• Given problem:
Print, please, exactly and only the lines between the line holding "Write a Python" and the line holding "hatch = '\\' * 8", inclusive, omitting any pictures.
>> Start Exercise materials
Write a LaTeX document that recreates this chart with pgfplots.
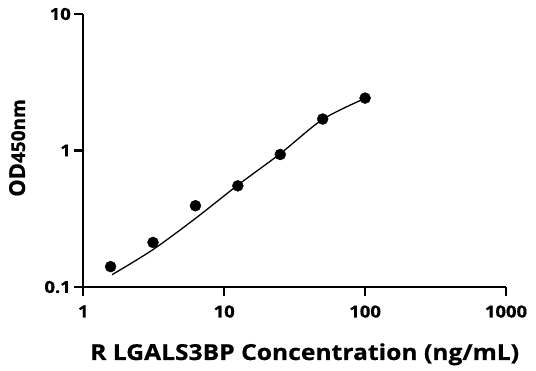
\documentclass[border=0pt]{standalone}
\usepackage{fontspec}
\setmainfont{Open Sans}
\newfontfamily\wide{Open Sans}[FakeStretch=1.12, FakeBold=0.6]
\newfontfamily\heavy{Open Sans}[FakeBold=0.6]
\usepackage{pgfplots}
\pgfplotsset{compat=1.18}
\begin{document}
\begin{tikzpicture}
\begin{loglogaxis}[
  scale only axis, width=422.7pt, height=273pt,
  at={(0,0)}, anchor=south west,
  xmin=1, xmax=1000, ymin=0.1, ymax=10,
  axis x line*=bottom, axis y line*=left,
  axis line style={line width=2.4pt, -},
  every tick/.style={black, line width=2.2pt},
  tick align=outside, major tick length=9pt,
  xtick={1,10,100,1000}, xticklabels={1,10,100,1000},
  ytick={0.1,1,10}, yticklabels={0.1,1,10},
  xminorticks=false, yminorticks=false,
  ticklabel style={font=\wide\fontsize{16.5}{16.5}\selectfont\bfseries},
  xticklabel style={yshift=-6pt},
  every axis x label/.style={at={(axis description cs:0.5,0)}, anchor=base, yshift=-73pt, xshift=10pt,
     font=\wide\fontsize{22}{22}\selectfont\bfseries},
  every axis y label/.style={at={(axis description cs:0,0.509)}, xshift=-58.3pt, rotate=90, anchor=base},
  xlabel={R LGALS3BP Concentration (ng/mL)},
  ylabel={{\heavy\fontsize{22}{22}\selectfont\bfseries OD}{\heavy\fontsize{19}{19}\selectfont\bfseries 450nm}},
  clip=false,
]
\addplot[smooth, black, line width=1.3pt, no marks] coordinates {
  (1.6,0.123) (3.125,0.188) (6.25,0.318) (12.5,0.558) (25,0.948) (50,1.69) (100,2.41)
};
\addplot[only marks, mark=*, mark size=5.5pt, black] coordinates {
  (1.5625,0.141) (3.125,0.212) (6.25,0.394) (12.5,0.551) (25,0.935) (50,1.70) (100,2.42)
};
\end{loglogaxis}
\pgfresetboundingbox
\path (-83.3pt,-84pt) rectangle (452.7pt,287pt);
\end{tikzpicture}
\end{document}
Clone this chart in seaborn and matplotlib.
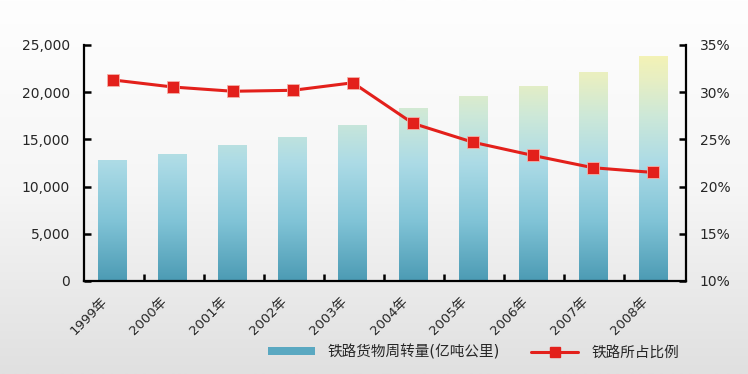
import numpy as np
import pandas as pd
import matplotlib
matplotlib.use('Agg')
import matplotlib.pyplot as plt
from matplotlib.colors import LinearSegmentedColormap
from matplotlib.patches import Patch
from matplotlib.lines import Line2D
from matplotlib.ticker import FuncFormatter
import seaborn as sns

years = ['1999年', '2000年', '2001年', '2002年', '2003年',
         '2004年', '2005年', '2006年', '2007年', '2008年']
freight = [12800, 13450, 14400, 15250, 16500, 18300, 19600, 20650, 22100, 23800]
share = [31.3, 30.55, 30.1, 30.2, 31.0, 26.7, 24.7, 23.3, 22.0, 21.5]

bar_label = '铁路货物周转量(亿吨公里)'
line_label = '铁路所占比例'

df = pd.DataFrame({'year': years, 'freight': freight, 'share': share})

sns.set_theme(style='white')
plt.rcParams['font.family'] = ['DejaVu Sans', 'Noto Sans CJK SC']
plt.rcParams['axes.unicode_minus'] = False

fig = plt.figure(figsize=(7.48, 3.74), dpi=100)

# background gradient over whole figure
bg = fig.add_axes([0, 0, 1, 1], zorder=-10)
bg_cmap = LinearSegmentedColormap.from_list('bg', ['#fefefe', '#f6f6f6', '#e0e0e0'])
bg.imshow(np.linspace(0, 1, 256).reshape(-1, 1), aspect='auto', cmap=bg_cmap,
          extent=(0, 1, 0, 1), origin='upper')
bg.axis('off')

ax = fig.add_axes([84 / 748, 1 - 281 / 374, (686 - 84) / 748, (281 - 45) / 374])
ax.patch.set_alpha(0)

sns.barplot(data=df, x='year', y='freight', width=0.48, color='#5aa8c1', ax=ax)

# gradient fill for bars (fixed in data space)
bar_cmap = LinearSegmentedColormap.from_list(
    'bars', [(0, '#4c9bb4'), (0.25, '#80c3d6'), (0.5, '#acdbe6'),
             (0.7, '#cde8d8'), (0.86, '#e8efc2'), (1.0, '#f9f4b0')])
grad = np.linspace(1, 0, 256).reshape(-1, 1)
for p in ax.patches:
    x0, w = p.get_x(), p.get_width()
    im = ax.imshow(grad, aspect='auto', cmap=bar_cmap, vmin=0, vmax=1,
                   extent=(x0, x0 + w, 0, 25000), origin='upper', zorder=2)
    im.set_clip_path(p)
    p.set_facecolor('none')
    p.set_edgecolor('none')

ax.set_xlim(-0.48, 9.55)
ax.set_ylim(0, 25000)
ax.set_yticks(range(0, 25001, 5000))
ax.yaxis.set_major_formatter(FuncFormatter(lambda v, _: f'{int(v):,}'))
ax.set_xlabel('')
ax.set_ylabel('')

# year labels sit a little left of each bar, separator ticks between bars
ax.set_xticks(np.arange(len(years)) - 0.2)
ax.set_xticklabels(years, rotation=45, ha='right', rotation_mode='anchor', fontsize=9.5)
ax.set_xticks(np.arange(len(years) - 1) + 0.52, minor=True)
ax.tick_params(axis='x', which='major', length=0, pad=10)
ax.tick_params(axis='x', which='minor', direction='in', length=5, width=1.8, color='black', bottom=True)
ax.tick_params(axis='y', direction='in', length=5, width=1.8, color='black', left=True,
               labelsize=10, pad=10)
for s in ['top', 'right']:
    ax.spines[s].set_visible(False)
for s in ['left', 'bottom']:
    ax.spines[s].set_color('black')
    ax.spines[s].set_linewidth(1.6)

ax2 = ax.twinx()
sns.lineplot(data=df, x='year', y='share', ax=ax2, color='#e3201b', linewidth=2.2,
             marker='s', markersize=8, markeredgecolor='#f4b0a8', markeredgewidth=0.6,
             sort=False, zorder=5)
ax2.set_ylim(10, 35)
ax2.set_yticks(range(10, 36, 5))
ax2.yaxis.set_major_formatter(FuncFormatter(lambda v, _: f'{int(v)}%'))
ax2.set_ylabel('')
ax2.set_xlabel('')
ax2.tick_params(axis='y', direction='in', length=5, width=1.8, color='black', right=True,
                labelsize=10, pad=10)
for s in ['top', 'left', 'bottom']:
    ax2.spines[s].set_visible(False)
ax2.spines['right'].set_color('black')
ax2.spines['right'].set_linewidth(1.6)
ax2.set_xlim(-0.48, 9.55)
if ax2.get_legend():
    ax2.get_legend().remove()

handles = [Patch(facecolor='#5aa8c1', edgecolor='none', label=bar_label),
           Line2D([0], [0], color='#e3201b', linewidth=2.2, marker='s', markersize=7,
                  label=line_label)]
fig.legend(handles=handles, loc='center', bbox_to_anchor=(0.633, 0.059), ncol=2,
           frameon=False, fontsize=10.5, handlelength=3.2, handleheight=0.45,
           handletextpad=0.9, columnspacing=2.15)

fig.savefig('out.png', dpi=100)
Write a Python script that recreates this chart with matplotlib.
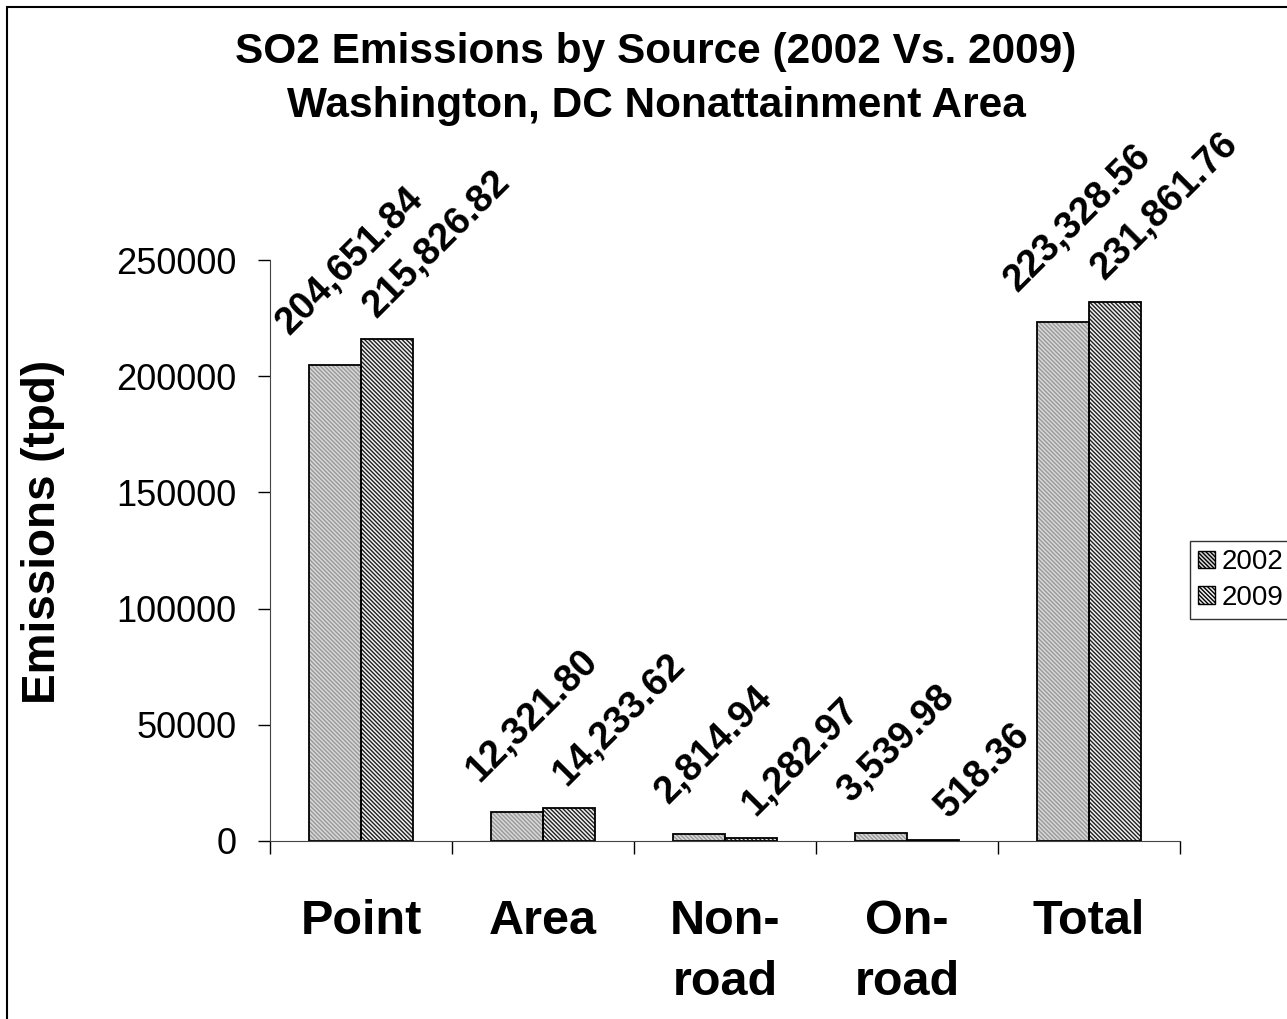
import numpy as np
import matplotlib
matplotlib.use("Agg")
import matplotlib.pyplot as plt
from matplotlib.patches import Rectangle

plt.rcParams['font.family'] = ['Liberation Sans', 'DejaVu Sans']
plt.rcParams['hatch.linewidth'] = 1.0

# data
categories = ['Point', 'Area', 'Non-\nroad', 'On-\nroad', 'Total']
years = ['2002', '2009']
emis_2002 = [204651.84, 12321.80, 2814.94, 3539.98, 223328.56]
emis_2009 = [215826.82, 14233.62, 1282.97, 518.36, 231861.76]
y_ticks = [0, 50000, 100000, 150000, 200000, 250000]

W, H = 1287, 1019
fig = plt.figure(figsize=(W / 100, H / 100), dpi=100, facecolor='white')
ax = fig.add_axes([270 / W, 1 - 841 / H, 910 / W, 581 / H])

x = np.arange(len(categories))
bw = 0.286
hatch = '\\' * 8

series = [
    (emis_2002, -bw / 2, '#d8d8d8', '#999999', (11, 17)),
    (emis_2009, bw / 2, '#f0f0f0', '#202020', (36, 11)),
]
handles = []
for (vals, off, face, hcol, lab_off), yr in zip(series, years):
    # hatched fill, then black outline on top
    ax.bar(x + off, vals, bw, color=face, edgecolor=hcol, hatch=hatch,
           linewidth=0, zorder=2)
    ax.bar(x + off, vals, bw, fill=False, edgecolor='black', linewidth=1.3,
           zorder=3)
    h = Rectangle((0, 0), 1, 1, facecolor=face, edgecolor=hcol, hatch=hatch,
                  linewidth=0)
    handles.append(h)
    for xi, v in zip(x + off, vals):
        ax.annotate(f'{v:,.2f}', (xi, v), xytext=lab_off, textcoords='offset points',
                    rotation=45, ha='center', va='bottom', fontsize=27.5,
                    fontweight='bold', annotation_clip=False)

ax.set_xlim(-0.5, len(categories) - 0.5)
ax.set_ylim(0, 250000)
ax.set_yticks(y_ticks)
ax.set_yticklabels([str(t) for t in y_ticks], fontsize=26)
ax.tick_params(axis='y', direction='out', length=9, width=1, pad=15, colors='black')

ax.set_xticks(x)
ax.set_xticklabels(categories, fontsize=35, fontweight='bold', linespacing=1.45)
ax.tick_params(axis='x', which='major', length=0, pad=42)
ax.set_xticks(np.arange(len(categories) + 1) - 0.5, minor=True)
ax.tick_params(axis='x', which='minor', direction='out', length=9, width=1)

for s in ['top', 'right']:
    ax.spines[s].set_visible(False)
ax.spines['left'].set_color('#444444')
ax.spines['bottom'].set_color('#444444')

# titles
fig.text(656 / W, 1 - 63 / H, 'SO2 Emissions by Source (2002 Vs. 2009)',
         ha='center', va='baseline', fontsize=30.5, fontweight='bold')
fig.text(656 / W, 1 - 117 / H, 'Washington, DC Nonattainment Area',
         ha='center', va='baseline', fontsize=30.5, fontweight='bold')
fig.text(43 / W, 1 - 532 / H, 'Emissions (tpd)', rotation=90, ha='center',
         va='center', fontsize=33, fontweight='bold')

leg = fig.legend(handles, years, loc='upper left',
                 bbox_to_anchor=(1190 / W, 1 - 541 / H), fontsize=20,
                 frameon=True, fancybox=False, handlelength=0.6, handleheight=0.6,
                 handletextpad=0.25, borderpad=0.3, labelspacing=0.35,
                 borderaxespad=0)
leg.get_frame().set_edgecolor('black')
leg.get_frame().set_linewidth(1.0)
for h in leg.legend_handles:
    h.set_edgecolor('black')
    h.set_linewidth(1.0)

# chart frame (only left and top edges fall inside the picture)
fig.patches.append(Rectangle((7 / W, -0.1), 1.2, 1 - 7 / H + 0.1, fill=False,
                             edgecolor='black', linewidth=1.5,
                             transform=fig.transFigure, figure=fig))

fig.savefig('out.png', dpi=100, facecolor='white')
>> End Exercise materials
• Solution to this task:
Write a Python script that recreates this chart with matplotlib.
import numpy as np
import matplotlib
matplotlib.use("Agg")
import matplotlib.pyplot as plt
from matplotlib.patches import Rectangle

plt.rcParams['font.family'] = ['Liberation Sans', 'DejaVu Sans']
plt.rcParams['hatch.linewidth'] = 1.0

# data
categories = ['Point', 'Area', 'Non-\nroad', 'On-\nroad', 'Total']
years = ['2002', '2009']
emis_2002 = [204651.84, 12321.80, 2814.94, 3539.98, 223328.56]
emis_2009 = [215826.82, 14233.62, 1282.97, 518.36, 231861.76]
y_ticks = [0, 50000, 100000, 150000, 200000, 250000]

W, H = 1287, 1019
fig = plt.figure(figsize=(W / 100, H / 100), dpi=100, facecolor='white')
ax = fig.add_axes([270 / W, 1 - 841 / H, 910 / W, 581 / H])

x = np.arange(len(categories))
bw = 0.286
hatch = '\\' * 8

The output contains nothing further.